For fellow 20-year-old Ivanovic, it was a second grand slam final defeat and one which left her in tears.

"It hurts a bit now but I am sure I can learn from this," she told reporters. "Already I felt better in today's final than in last year's French Open final, so that's good. Of course I am disappointed but I feel I have plenty of grand slam finals ahead of me."

It took 91 minutes on a centre court cauldron for Sharapova to finish off the Serb.

When she did so, she sank to her knees as her opponent's forehand sailed wide on matchpoint, looking skywards as tears filled her green eyes.

Brilliant in a white fringed dress, her blonde pony-tail pulled behind a white visor, Sharapova fairly shimmered on Rod Laver Arena.

Ivanovic's shoes still squeaked when she returned and Sharapova certainly shrieked as play got underway.

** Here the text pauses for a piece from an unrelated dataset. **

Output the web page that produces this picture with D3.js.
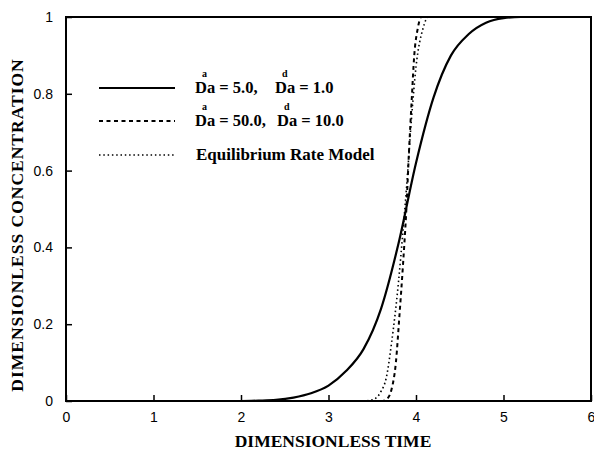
<!DOCTYPE html>
<html><head><meta charset="utf-8">
<script src="https://cdn.jsdelivr.net/npm/d3@7"></script>
<style>body{margin:0;background:#fff;overflow:hidden}</style>
</head><body>
<svg id="c" width="594" height="451"></svg>
<script>
const xTicks = [0,1,2,3,4,5,6];
const yTicks = [0,0.2,0.4,0.6,0.8,1];
const yTickLabels = ["0","0.2","0.4","0.6","0.8","1"];

const solidX = [0,2.0,2.2,2.4,2.6,2.8,3.0,3.2,3.4,3.6,3.8,4.0,4.2,4.4,4.6,4.8,5.0,5.2,5.5,6.0];
const solidY = [0,0,0.001,0.003,0.009,0.02,0.04,0.078,0.135,0.24,0.41,0.62,0.79,0.9,0.955,0.985,0.997,1.0,1.0,1.0];
const dashX = [0,3.62,3.68,3.72,3.77,3.81,3.85,3.89,3.92,3.95,3.98,4.02,4.06,6];
const dashY = [0,0,0.008,0.03,0.1,0.22,0.35,0.5,0.65,0.78,0.9,0.97,1.0,1.0];
const dotX = [0,3.4,3.5,3.6,3.66,3.72,3.8,3.85,3.89,3.95,4.0,4.08,4.14,6];
const dotY = [0,0,0.003,0.025,0.06,0.15,0.31,0.44,0.55,0.74,0.87,0.97,1.0,1.0];

const svg = d3.select("#c");
const L=66,R=591,T=17,B=401;
const x = d3.scaleLinear().domain([0,6]).range([L,R]);
const y = d3.scaleLinear().domain([0,1]).range([B,T]);

const line = d3.line().x(d=>x(d[0])).y(d=>y(d[1])).curve(d3.curveMonotoneX);
const zip=(a,b)=>a.map((v,i)=>[v,b[i]]);

svg.append("clipPath").attr("id","cp").append("rect").attr("x",L).attr("y",T-2).attr("width",R-L).attr("height",B-T+4);
const g = svg.append("g").attr("clip-path","url(#cp)");
g.append("path").attr("d",line(zip(dotX,dotY))).attr("fill","none").attr("stroke","#000").attr("stroke-width",1.6).attr("stroke-dasharray","1.5,2.8");
g.append("path").attr("d",line(zip(dashX,dashY))).attr("fill","none").attr("stroke","#000").attr("stroke-width",2).attr("stroke-dasharray","4,3.5");
g.append("path").attr("d",line(zip(solidX,solidY))).attr("fill","none").attr("stroke","#000").attr("stroke-width",2.2);

// frame
svg.append("rect").attr("x",L).attr("y",T).attr("width",R-L).attr("height",B-T).attr("fill","none").attr("stroke","#000").attr("stroke-width",2);

const tickFont = "Liberation Sans, Arial, sans-serif";
// x axis ticks (inward)
const xa = d3.axisBottom(x).tickValues(xTicks).tickSize(-6).tickPadding(11).tickFormat(d3.format("d"));
const gx = svg.append("g").attr("transform",`translate(0,${B})`).call(xa);
gx.select(".domain").remove();
gx.selectAll("line").attr("stroke-width",1.5);
gx.selectAll("text").attr("font-family",tickFont).attr("font-size",14).attr("fill","#000");

// y axis ticks (inward)
const ya = d3.axisLeft(y).tickValues(yTicks).tickSize(-6).tickPadding(13).tickFormat((d,i)=>yTickLabels[i]);
const gy = svg.append("g").attr("transform",`translate(${L},0)`).call(ya);
gy.select(".domain").remove();
gy.selectAll("line").attr("stroke-width",1.5);
gy.selectAll("text").attr("font-family",tickFont).attr("font-size",14).attr("fill","#000");

const serif = "Liberation Serif, Times New Roman, serif";
// titles
svg.append("text").attr("x",333).attr("y",447).attr("text-anchor","middle")
  .attr("font-family",serif).attr("font-weight","bold").attr("font-size",17.5).text("DIMENSIONLESS TIME");
svg.append("text").attr("transform",`translate(23,225) rotate(-90)`).attr("text-anchor","middle")
  .attr("font-family",serif).attr("font-weight","bold").attr("font-size",17.5).attr("letter-spacing",1).text("DIMENSIONLESS CONCENTRATION");

// legend
const legendRows = [
  {dash:null, w:2.2, y:88, a:["Da = 5.0,","Da = 1.0"], sup:["a","d"], x2:275},
  {dash:"4,3.5", w:2, y:121, a:["Da = 50.0,","Da = 10.0"], sup:["a","d"], x2:277},
  {dash:"1.5,2.8", w:1.6, y:155, text:"Equilibrium Rate Model"}
];
legendRows.forEach(d=>{
  svg.append("line").attr("x1",99).attr("x2",175).attr("y1",d.y).attr("y2",d.y)
    .attr("stroke","#000").attr("stroke-width",d.w).attr("stroke-dasharray",d.dash);
  const txt = (xx,s,fs,yy)=>svg.append("text").attr("x",xx).attr("y",yy)
    .attr("font-family",serif).attr("font-weight","bold").attr("font-size",fs).text(s);
  if(d.text){ txt(196,d.text,17,d.y+5); return; }
  const xs=[195,d.x2];
  d.a.forEach((s,i)=>{
    txt(xs[i],s,16.5,d.y+5);
    txt(xs[i]+7,d.sup[i],10,d.y-11);
  });
});
</script>
</body></html>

The Russian, who struggled with injury throughout 2007, won the toss and elected to receive but Ivanovic stared her down and held comfortably.

Sharapova's serve was something else, however. Powerful and well-directed, she dominated on her own delivery.

She got the breakthrough in the fifth game when she slammed a backhand winner to move 3-2 ahead. That winner was accompanied by the loudest shriek of the match - so loud a baby in the stands started crying.

It was not until the eighth game of the match that Sharapova lost even a point on her serve, but having achieved that mini breakthrough Ivanovic's confidence grew and she broke thanks to two double faults from the Russian.

Back on serve, the Serb celebrated with a strange clenched fist pump that started with her arm extended before she snatched it into her body. The Pavlovian yell of "C'mon" followed.

Three games later Sharapova nosed ahead again, though, which heralded more fist-pumping and she duly served out to love to clinch the set 7-5 as the mercury reached 34 degrees Celsius.

Melbourne's Serb population was in fine voice but could do little to raise their favourite.

Sharapova grabbed a break in the seventh game of the second set and smelt blood. Not even a piece of advertiser's music accidentally blaring from an on-court speaker could put her off as she comfortably held serve for a 5-3 lead.

Ivanovic's head dropped and she quickly fell behind 0-40 to hand the Russian three championship points.

Ivanovic saved the first two but victory was Sharapova's when the Serb's forehand flew wide.

"It's amazing," Sharapova said. "Sometimes when you're putting the work in it just seems so, so hard.

"When you're going through tough moments, you never know when you're going to have good moments. I'm just so thankful that I got this one."